- **What this task involves**:
Your task is to copy every line of the entries that contains "standalone".

* start *

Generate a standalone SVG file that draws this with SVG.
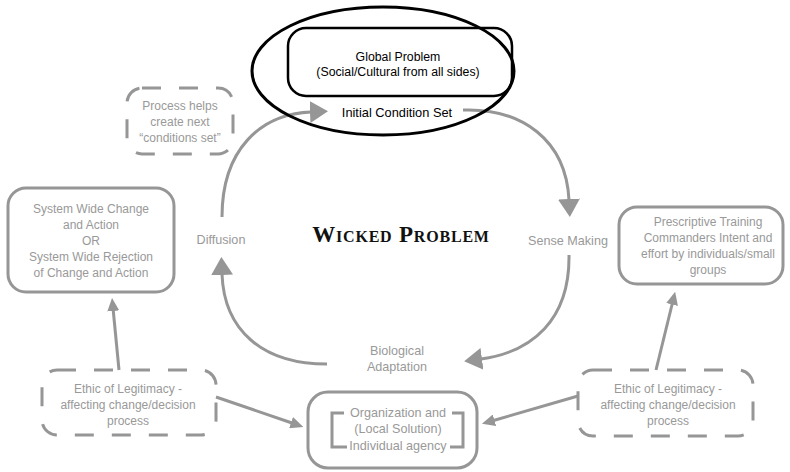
<svg xmlns="http://www.w3.org/2000/svg" width="790" height="472" viewBox="0 0 790 472">
<style>
.t{font-family:"Liberation Sans",Arial,sans-serif;font-size:12px;fill:#999;text-anchor:middle}
.l{font-size:12.6px}
.tb{font-family:"Liberation Sans",Arial,sans-serif;font-size:12.3px;fill:#000;text-anchor:middle}
.box{fill:none;stroke:#969696;stroke-width:3}
.dash{fill:none;stroke:#969696;stroke-width:3;stroke-dasharray:19 18}
.arc{fill:none;stroke:#969696;stroke-width:3}
.title{font-family:"Liberation Serif","Times New Roman",serif;font-size:23px;font-weight:bold;font-variant:small-caps;fill:#111;text-anchor:middle;letter-spacing:0.8px}
</style>
<defs>
<marker id="big" markerUnits="userSpaceOnUse" markerWidth="18" markerHeight="22" refX="1" refY="11" orient="auto">
<path d="M0,0 L18,11 L0,22 Z" fill="#969696"/>
</marker>
<marker id="small" markerUnits="userSpaceOnUse" markerWidth="13" markerHeight="12" refX="1" refY="6" orient="auto">
<path d="M0,0 L13,6 L0,12 Z" fill="#969696"/>
</marker>
</defs>
<rect width="790" height="472" fill="#fff"/>

<g id="connectors">
<path class="arc" d="M222,217 C222,150 260,114 311,112" marker-end="url(#big)"/>
<path class="arc" d="M463,110 C522,108 566,140 569,200" marker-end="url(#big)"/>
<path class="arc" d="M569,255 C570,320 532,352 481,359" marker-end="url(#big)"/>
<path class="arc" d="M327,364 C262,364 224,330 222,274" marker-end="url(#big)"/>
<path class="arc" d="M119,370 L113.2,310" marker-end="url(#small)"/>
<path class="arc" d="M216,397 L292,423" marker-end="url(#small)"/>
<path class="arc" d="M656,370 L672.3,303.5" marker-end="url(#small)"/>
<path class="arc" d="M578,396 L493.5,420.5" marker-end="url(#small)"/>
</g>

<g id="global">
<ellipse cx="383" cy="71" rx="131" ry="64" fill="none" stroke="#000" stroke-width="3"/>
<rect x="288" y="28" width="224" height="68" rx="18" fill="none" stroke="#000" stroke-width="2.5"/>
<text class="tb" x="398" y="61">Global Problem</text>
<text class="tb" x="398" y="76">(Social/Cultural from all sides)</text>
<text class="tb" x="397" y="117" style="font-size:12.8px">Initial Condition Set</text>
</g>

<g id="process">
<rect class="dash" x="127" y="88" width="106" height="66" rx="15"/>
<text class="t" x="180" y="110">Process helps</text>
<text class="t" x="180" y="126">create next</text>
<text class="t" x="180" y="142">“conditions set”</text>
</g>

<g id="systemwide">
<rect class="box" x="8" y="188" width="166" height="104" rx="18"/>
<text class="t" x="91" y="213">System Wide Change</text>
<text class="t" x="91" y="229">and Action</text>
<text class="t" x="91" y="245">OR</text>
<text class="t" x="91" y="261">System Wide Rejection</text>
<text class="t" x="91" y="277">of Change and Action</text>
</g>

<g id="prescriptive">
<rect class="box" x="619" y="207" width="164" height="77" rx="18"/>
<text class="t" x="708" y="226">Prescriptive Training</text>
<text class="t" x="708" y="242">Commanders Intent and</text>
<text class="t" x="708" y="258">effort by individuals/small</text>
<text class="t" x="708" y="274">groups</text>
</g>

<g id="ethic-left">
<rect class="dash" x="42" y="370" width="174" height="65" rx="15"/>
<text class="t" x="128" y="393">Ethic of Legitimacy -</text>
<text class="t" x="128" y="409">affecting change/decision</text>
<text class="t" x="128" y="425">process</text>
</g>

<g id="ethic-right">
<rect class="dash" x="578" y="370" width="175" height="66" rx="15"/>
<text class="t" x="668" y="393">Ethic of Legitimacy -</text>
<text class="t" x="668" y="409">affecting change/decision</text>
<text class="t" x="668" y="425">process</text>
</g>

<g id="organization">
<rect class="box" x="308" y="392" width="169" height="76" rx="20"/>
<path class="box" d="M344,413 L332,413 L332,447 L347,447"/>
<path class="box" d="M452,413 L463,413 L463,447 L450,447"/>
<text class="t l" x="398" y="417">Organization and</text>
<text class="t l" x="398" y="433">(Local Solution)</text>
<text class="t l" x="398" y="450">Individual agency</text>
</g>

<g id="labels">
<text class="t l" x="221" y="244">Diffusion</text>
<text class="t l" x="568" y="245">Sense Making</text>
<text class="t l" x="397" y="355">Biological</text>
<text class="t l" x="397" y="371">Adaptation</text>
<text class="title" x="401" y="242">Wicked Problem</text>
</g>
</svg>
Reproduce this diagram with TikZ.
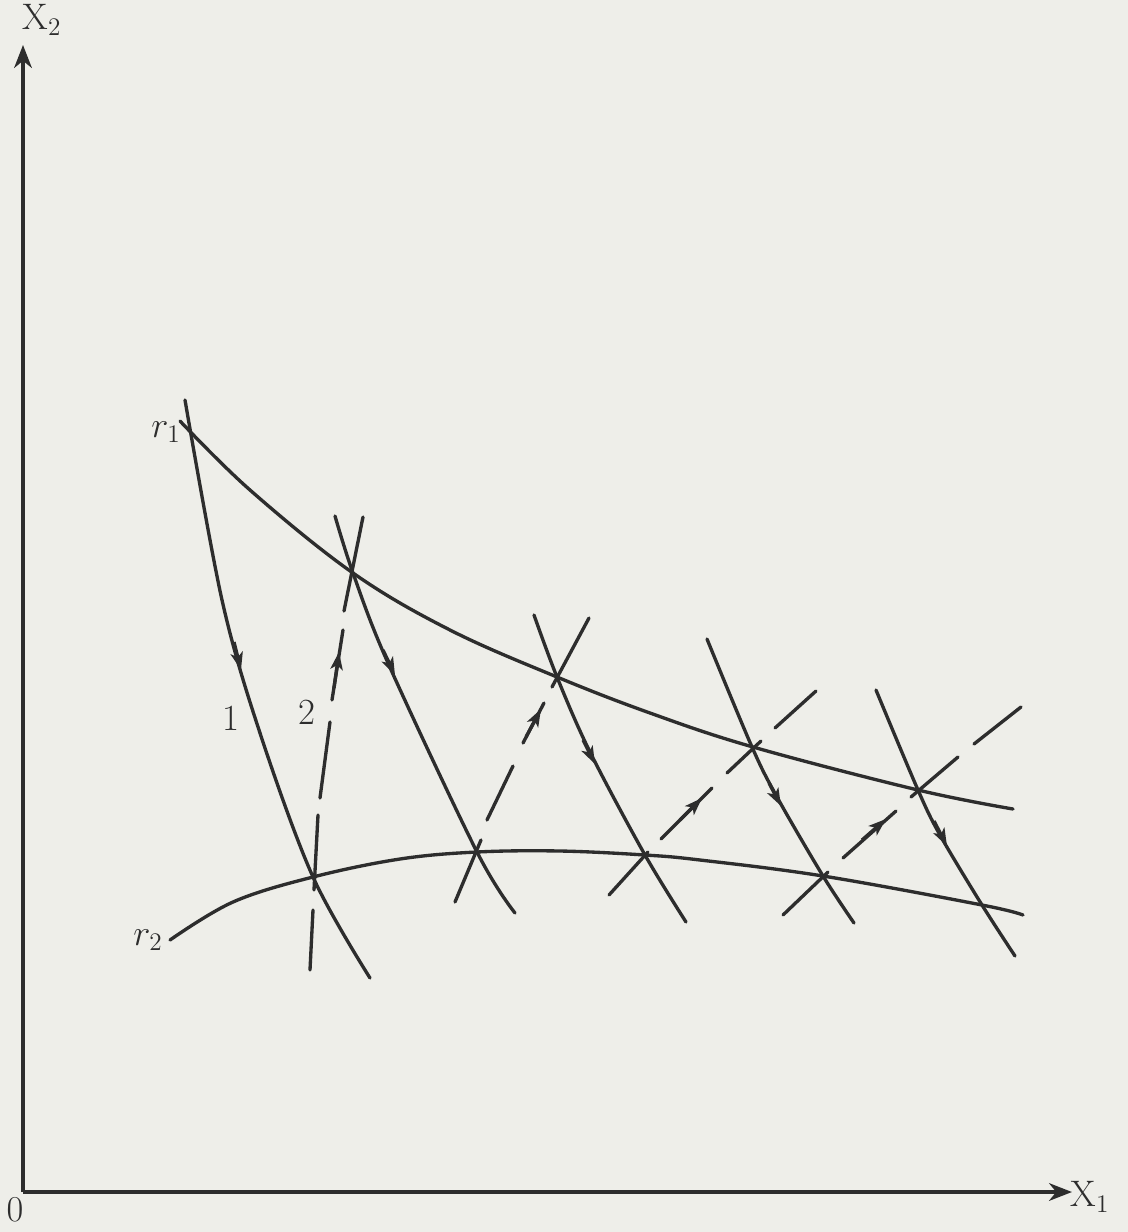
\documentclass[tikz,border=0pt]{standalone}
\usetikzlibrary{arrows.meta}
\definecolor{ink}{RGB}{45,45,45}
\definecolor{paper}{RGB}{238,238,233}
\begin{document}
\begin{tikzpicture}[x={0.02cm},y={-0.02cm},
  curve/.style={line width=1.9pt, draw=ink, line cap=round},
  axis/.style={line width=2.1pt, draw=ink, -{Stealth[length=13pt,width=10pt,inset=4pt]}},
  arr/.style={line width=1.9pt, draw=ink, fill=ink, -{Stealth[length=10pt,width=7pt,inset=2.5pt]}},
  lbl/.style={text=ink, font=\fontsize{21}{23}\selectfont, inner sep=0pt}]
\fill[paper] (0,0) rectangle (1128,1232);
\useasboundingbox (0,0) rectangle (1128,1232);
% axes
\coordinate (O) at (23,1192);
\coordinate (ytip) at (23,45);
\coordinate (xtip) at (1072,1192);
\draw[axis] (O) -- (ytip);
\draw[axis] (O) -- (xtip);
\node[lbl] (lx2) at (42,20) {X$_2$};
\node[lbl] (lx1) at (1090,1197) {X$_1$};
\node[lbl] (l0) at (15,1210) {$0$};
% curve r1
\draw[curve] plot[smooth, tension=0.6] coordinates {(180,421) (250,490) (353,573) (450,630) (557,677) (650,713) (753,747) (918,790) (1013,809)};
% curve r2
\draw[curve] plot[smooth, tension=0.6] coordinates {(170,940) (233,902) (313,877) (400,859) (477,852) (560,851) (645,855) (700,860) (823,876) (982,905) (1023,915)};
\node[lbl] (lr1) at (166,432) {$r_1$};
\node[lbl] (lr2) at (148,940) {$r_2$};
% solid flow lines (downward)
\draw[curve] plot[smooth, tension=0.55] coordinates {(185,400) (222,600) (260,733) (313,877) (370,978)};
\draw[curve] plot[smooth, tension=0.55] coordinates {(335,516) (353,573) (388,663) (477,852) (515,913)};
\draw[curve] plot[smooth, tension=0.55] coordinates {(534,615) (557,677) (590,752) (645,855) (686,922)};
\draw[curve] plot[smooth, tension=0.55] coordinates {(707,639) (752,747) (777,797) (823,876) (854,923)};
\draw[curve] plot[smooth, tension=0.55] coordinates {(876,690) (918,790) (940,835) (982,905) (1015,956)};
\draw[arr] (234,642) -- (241,670);
\draw[arr] (383,650) -- (395,675);
\draw[arr] (583,740) -- (595,764);
\draw[arr] (769,783) -- (781,806);
\draw[arr] (934,821) -- (947,846);
% dashed lines (upward)
\draw[curve] (310,970) -- (313,910);
\draw[curve] (314,890) -- (318,815);
\draw[curve] (320,798) -- (330,722);
\draw[curve] (332,700) -- (343,630);
\draw[curve] (344,611) -- (363,517);
\draw[arr] (334,688) -- (339,652);
\draw[curve] (455,902) -- (481,840);
\draw[curve] (487,820) -- (513,766);
\draw[curve] (523,743) -- (544,703);
\draw[curve] (552,687) -- (589,618);
\draw[arr] (526,737) -- (541,709);
\draw[curve] (609,895) -- (648,852);
\draw[curve] (661,839) -- (712,788);
\draw[curve] (727,773) -- (761,741);
\draw[curve] (775,728) -- (816,691);
\draw[arr] (680,820) -- (702,798);
\draw[curve] (783,915) -- (828,872);
\draw[curve] (843,858) -- (896,811);
\draw[curve] (911,797) -- (958,757);
\draw[curve] (974,744) -- (1021,707);
\draw[arr] (862,840) -- (886,819);
\node[lbl] (l1) at (231,718) {1};
\node[lbl] (l2) at (307,712) {2};
\end{tikzpicture}
\end{document}
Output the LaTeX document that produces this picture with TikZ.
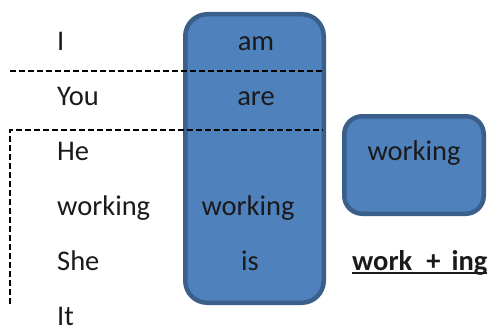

* end *

- **Solution to this task**:
Generate a standalone SVG file that draws this with SVG.
\documentclass[tikz,border=0pt]{standalone}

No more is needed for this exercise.